Cerita berakhir di situ dan seperti puisi, cerpen bisa saja mengandung banyak interpretasi, dan itulah yang menjadikannya menarik, menemukan pesan-pesan tersirat di dalamnya. Dalam cerpen ini, menurut saya, judul dari cerpen itu sendiri adalah simbol yang digunakan Hemingway untuk kematian Harry.
Di awal cerpen, Hemingway membuka cerpennya dengan sedikit uraian tentang puncak Kilimanjaro yang disebut “Ngaje Ngai”, yang dalam bahasa Masai berarti “Rumah Tuhan”. Dalam alam bawah sadarnya, Harry bersama pesawat yang dipiloti Compton menuju puncak Kilimanjaro dan setelah itu cerita berakhir dengan kematian Harry. Sederhananya, di titik inilah Harry benar-benar dijemput oleh maut, jiwanya terbang menuju rumah tuhan. Ya, setidaknya begitulah menurut saya.
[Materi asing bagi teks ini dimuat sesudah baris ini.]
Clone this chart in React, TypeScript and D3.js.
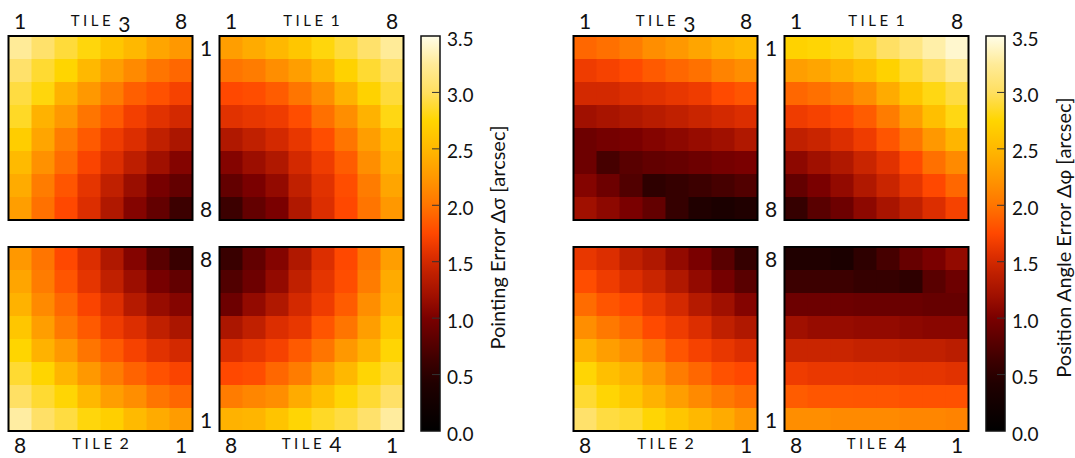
import React from 'react'
import * as d3 from 'd3'

// pointing error, rows top to bottom as drawn, columns left to right
const pointingTile3 = [
  [3.25, 3.05, 2.9, 2.78, 2.62, 2.5, 2.35, 2.25],
  [3.05, 2.88, 2.75, 2.5, 2.3, 2.15, 2.0, 1.92],
  [2.92, 2.78, 2.45, 2.25, 2.05, 1.88, 1.8, 1.7],
  [2.85, 2.45, 2.25, 2.0, 1.85, 1.68, 1.58, 1.5],
  [2.68, 2.35, 2.05, 1.85, 1.66, 1.55, 1.4, 1.27],
  [2.52, 2.2, 1.95, 1.72, 1.55, 1.38, 1.2, 1.05],
  [2.4, 2.05, 1.82, 1.6, 1.4, 1.17, 0.98, 0.86],
  [2.3, 1.98, 1.75, 1.55, 1.3, 1.05, 0.86, 0.62],
]
const pointingTile1 = [
  [2.3, 2.4, 2.5, 2.62, 2.78, 2.9, 3.05, 3.25],
  [2.0, 2.05, 2.18, 2.3, 2.48, 2.72, 2.88, 3.02],
  [1.75, 1.78, 1.86, 2.0, 2.18, 2.45, 2.72, 2.9],
  [1.58, 1.62, 1.66, 1.78, 1.97, 2.18, 2.45, 2.8],
  [1.3, 1.4, 1.5, 1.62, 1.78, 2.0, 2.3, 2.55],
  [1.05, 1.18, 1.3, 1.5, 1.66, 1.86, 2.18, 2.45],
  [0.86, 1.0, 1.13, 1.4, 1.58, 1.78, 2.05, 2.35],
  [0.62, 0.86, 1.0, 1.3, 1.55, 1.75, 2.0, 2.25],
]
const pointingTile2 = [
  [2.25, 2.0, 1.75, 1.55, 1.3, 1.05, 0.8, 0.6],
  [2.35, 2.05, 1.82, 1.6, 1.4, 1.18, 0.98, 0.85],
  [2.45, 2.15, 1.93, 1.72, 1.55, 1.33, 1.15, 1.06],
  [2.62, 2.3, 2.03, 1.85, 1.66, 1.55, 1.4, 1.27],
  [2.75, 2.45, 2.25, 2.0, 1.85, 1.7, 1.58, 1.5],
  [2.88, 2.75, 2.48, 2.25, 2.05, 1.9, 1.8, 1.72],
  [3.02, 2.88, 2.76, 2.5, 2.3, 2.18, 2.0, 1.92],
  [3.28, 3.03, 2.92, 2.78, 2.7, 2.52, 2.4, 2.28],
]
const pointingTile4 = [
  [0.6, 0.85, 1.05, 1.3, 1.55, 1.75, 2.0, 2.3],
  [0.75, 0.92, 1.13, 1.4, 1.6, 1.78, 2.05, 2.4],
  [0.92, 1.13, 1.3, 1.5, 1.66, 1.86, 2.18, 2.45],
  [1.27, 1.4, 1.55, 1.62, 1.82, 2.0, 2.3, 2.62],
  [1.55, 1.62, 1.7, 1.85, 2.0, 2.25, 2.45, 2.76],
  [1.75, 1.78, 1.92, 2.05, 2.3, 2.5, 2.76, 2.88],
  [2.05, 2.12, 2.18, 2.4, 2.56, 2.76, 2.88, 3.03],
  [2.45, 2.48, 2.6, 2.76, 2.85, 2.92, 3.05, 3.27],
]

// position angle error
const angleTile3 = [
  [1.92, 1.97, 2.05, 2.18, 2.25, 2.35, 2.45, 2.52],
  [1.66, 1.7, 1.76, 1.85, 1.92, 1.98, 2.1, 2.18],
  [1.5, 1.5, 1.55, 1.58, 1.62, 1.66, 1.76, 1.82],
  [1.2, 1.25, 1.3, 1.35, 1.4, 1.45, 1.5, 1.55],
  [0.92, 0.97, 1.0, 1.05, 1.1, 1.15, 1.2, 1.3],
  [0.92, 0.68, 0.8, 0.85, 0.88, 0.92, 0.97, 1.0],
  [1.05, 0.92, 0.75, 0.52, 0.57, 0.62, 0.68, 0.75],
  [1.2, 1.1, 1.0, 0.86, 0.57, 0.42, 0.35, 0.42],
]
const angleTile1 = [
  [2.72, 2.76, 2.8, 2.88, 3.02, 3.15, 3.3, 3.42],
  [2.3, 2.35, 2.45, 2.56, 2.72, 2.88, 3.02, 3.22],
  [1.92, 1.97, 2.05, 2.18, 2.4, 2.62, 2.8, 2.92],
  [1.66, 1.7, 1.76, 1.86, 2.05, 2.3, 2.56, 2.8],
  [1.4, 1.45, 1.55, 1.66, 1.82, 2.0, 2.25, 2.48],
  [1.1, 1.2, 1.3, 1.45, 1.58, 1.76, 1.97, 2.15],
  [0.86, 1.0, 1.13, 1.3, 1.45, 1.6, 1.75, 1.92],
  [0.57, 0.8, 0.92, 1.1, 1.25, 1.4, 1.55, 1.7],
]
const angleTile2 = [
  [1.62, 1.55, 1.4, 1.3, 1.13, 1.0, 0.8, 0.57],
  [1.78, 1.66, 1.55, 1.45, 1.3, 1.13, 0.97, 0.8],
  [1.95, 1.82, 1.75, 1.62, 1.5, 1.33, 1.2, 1.05],
  [2.18, 2.03, 1.92, 1.76, 1.66, 1.55, 1.4, 1.3],
  [2.45, 2.3, 2.18, 2.0, 1.82, 1.7, 1.62, 1.55],
  [2.76, 2.56, 2.45, 2.25, 2.05, 1.92, 1.8, 1.75],
  [2.88, 2.76, 2.62, 2.45, 2.3, 2.15, 2.03, 1.95],
  [3.05, 2.92, 2.88, 2.76, 2.62, 2.5, 2.4, 2.25],
]
const angleTile4 = [
  [0.42, 0.42, 0.35, 0.52, 0.68, 0.88, 1.0, 1.13],
  [0.62, 0.62, 0.62, 0.57, 0.57, 0.52, 0.8, 0.92],
  [0.92, 0.92, 0.92, 0.9, 0.9, 0.9, 0.88, 0.88],
  [1.2, 1.15, 1.15, 1.13, 1.13, 1.1, 1.08, 1.08],
  [1.45, 1.45, 1.45, 1.42, 1.42, 1.4, 1.4, 1.36],
  [1.66, 1.63, 1.63, 1.62, 1.62, 1.6, 1.6, 1.58],
  [1.86, 1.83, 1.83, 1.82, 1.82, 1.8, 1.8, 1.8],
  [2.18, 2.18, 2.15, 2.15, 2.15, 2.12, 2.12, 2.1],
]

const colorbarTicks = [0, 0.5, 1.0, 1.5, 2.0, 2.5, 3.0, 3.5]
const cmapStops = [0, 0.42, 0.62, 1.0, 1.2, 1.4, 1.55, 1.75, 2.0, 2.25, 2.5, 2.75, 3.0, 3.25, 3.5]
const cmapColors = ['#000000', '#200000', '#3c0000', '#7a0000', '#a01000', '#c02000', '#dc2e00',
  '#ff4800', '#ff7500', '#ff9800', '#ffb800', '#ffd500', '#ffdf60', '#ffeb98', '#fffde8']

const color = d3.scaleLinear<string>().domain(cmapStops).range(cmapColors).interpolate(d3.interpolateRgb).clamp(true)

const FONT = 'Lato, "Open Sans", sans-serif'
const tileSize = 184
const cell = d3.scaleBand<number>().domain(d3.range(8)).range([0, tileSize])
const topY = 36, bottomY = 247
const cbY = d3.scaleLinear().domain([0, 3.5]).range([431, 36])

const groups = [
  { id: 'pe', x: 8.5, cbX: 421, label: 'Pointing Error Δσ [arcsec]', labelX: 497,
    tiles: [pointingTile3, pointingTile1, pointingTile2, pointingTile4] },
  { id: 'pa', x: 573.5, cbX: 986, label: 'Position Angle Error Δφ [arcsec]', labelX: 1063,
    tiles: [angleTile3, angleTile1, angleTile2, angleTile4] },
]
const tileNames = ['3', '1', '2', '4']

function TileLabel({ x, y, n, drop }: { x: number, y: number, n: string, drop: number }) {
  const tall = n === '3' || n === '4'
  return (
    <text x={x} y={y} textAnchor='middle' fontFamily={FONT} fill='#111'>
      <tspan fontSize={15} letterSpacing={3.5}>TILE</tspan>
      <tspan fontSize={tall ? 21 : 16} dx={4} dy={tall ? drop : 0}>{n}</tspan>
    </text>
  )
}

function Tile({ data, x, y }: { data: number[][], x: number, y: number }) {
  return (
    <g transform={`translate(${x},${y})`}>
      {data.map((row, r) => row.map((v, c) => (
        <rect key={`${r}-${c}`} x={cell(c)} y={cell(r)} width={cell.bandwidth() + 0.5} height={cell.bandwidth() + 0.5}
          fill={color(v)} />
      )))}
      <rect width={tileSize} height={tileSize} fill='none' stroke='#000' strokeWidth={2} />
    </g>
  )
}

export default function App() {
  const half = cell.bandwidth() / 2
  return (
    <div style={{ position: 'absolute', left: 0, top: 0 }}>
      <svg width={1075} height={458} style={{ display: 'block', background: '#fff' }}>
        <defs>
          <linearGradient id='cmap' x1='0' y1='1' x2='0' y2='0'>
            {cmapStops.map((s, i) => (
              <stop key={i} offset={s / 3.5} stopColor={cmapColors[i]} />
            ))}
          </linearGradient>
        </defs>
        {groups.map(g => {
          const x2 = g.x + 211
          const pos = [[g.x, topY], [x2, topY], [g.x, bottomY], [x2, bottomY]]
          const rowLabelX = g.x + tileSize + 13.5
          return (
            <g key={g.id}>
              {g.tiles.map((t, i) => <Tile key={i} data={t} x={pos[i][0]} y={pos[i][1]} />)}
              {[g.x, x2].map((tx, i) => (
                <g key={'top' + i} fontFamily={FONT} fontSize={21} textAnchor='middle' fill='#111'>
                  <text x={tx + cell(0)! + half} y={29}>1</text>
                  <text x={tx + cell(7)! + half} y={29}>8</text>
                  <text x={tx + cell(0)! + half} y={453}>8</text>
                  <text x={tx + cell(7)! + half} y={453}>1</text>
                </g>
              ))}
              <TileLabel x={g.x + tileSize / 2} y={26} n={tileNames[0]} drop={6} />
              <TileLabel x={x2 + tileSize / 2} y={26} n={tileNames[1]} drop={6} />
              <TileLabel x={g.x + tileSize / 2} y={449} n={tileNames[2]} drop={3} />
              <TileLabel x={x2 + tileSize / 2} y={449} n={tileNames[3]} drop={3} />
              <g fontFamily={FONT} fontSize={21} textAnchor='middle' dominantBaseline='central' fill='#111'>
                <text x={rowLabelX} y={topY + cell(0)! + half}>1</text>
                <text x={rowLabelX} y={topY + cell(7)! + half}>8</text>
                <text x={rowLabelX} y={bottomY + cell(0)! + half}>8</text>
                <text x={rowLabelX} y={bottomY + cell(7)! + half}>1</text>
              </g>
              <rect x={g.cbX} y={cbY(3.5)} width={19} height={cbY(0) - cbY(3.5)} fill='url(#cmap)'
                stroke='#111' strokeWidth={1.5} />
              {colorbarTicks.slice(1, -1).map(t => (
                <line key={t} x1={g.cbX + 11} x2={g.cbX + 19} y1={cbY(t)} y2={cbY(t)} stroke='#333' strokeWidth={1} />
              ))}
              {colorbarTicks.map(t => (
                <text key={'l' + t} x={g.cbX + 26} y={cbY(t) + 2} dominantBaseline='central'
                  fontFamily={FONT} fontSize={19} fill='#111'>{t.toFixed(1)}</text>
              ))}
              <text transform={`translate(${g.labelX},${(cbY(0) + cbY(3.5)) / 2 + 4}) rotate(-90)`}
                textAnchor='middle' dominantBaseline='central' fontFamily={FONT} fontSize={20} fill='#111'>{g.label}</text>
            </g>
          )
        })}
      </svg>
    </div>
  )
}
Membaca cerpen-cerpen Hemingway memang menarik. Meski kadang susah dipahami, tapi justru di situlah daya tariknya. Pembaca diajak melihat pesan-pesan tersirat yang ada di dalam cerita. Saya sendiri, memang tidak bisa memahami setiap cerpennya, namun setidaknya di sini saya bisa berimajinasi dan mengajak otak saya untuk berpikir tentang makna dari cerita itu.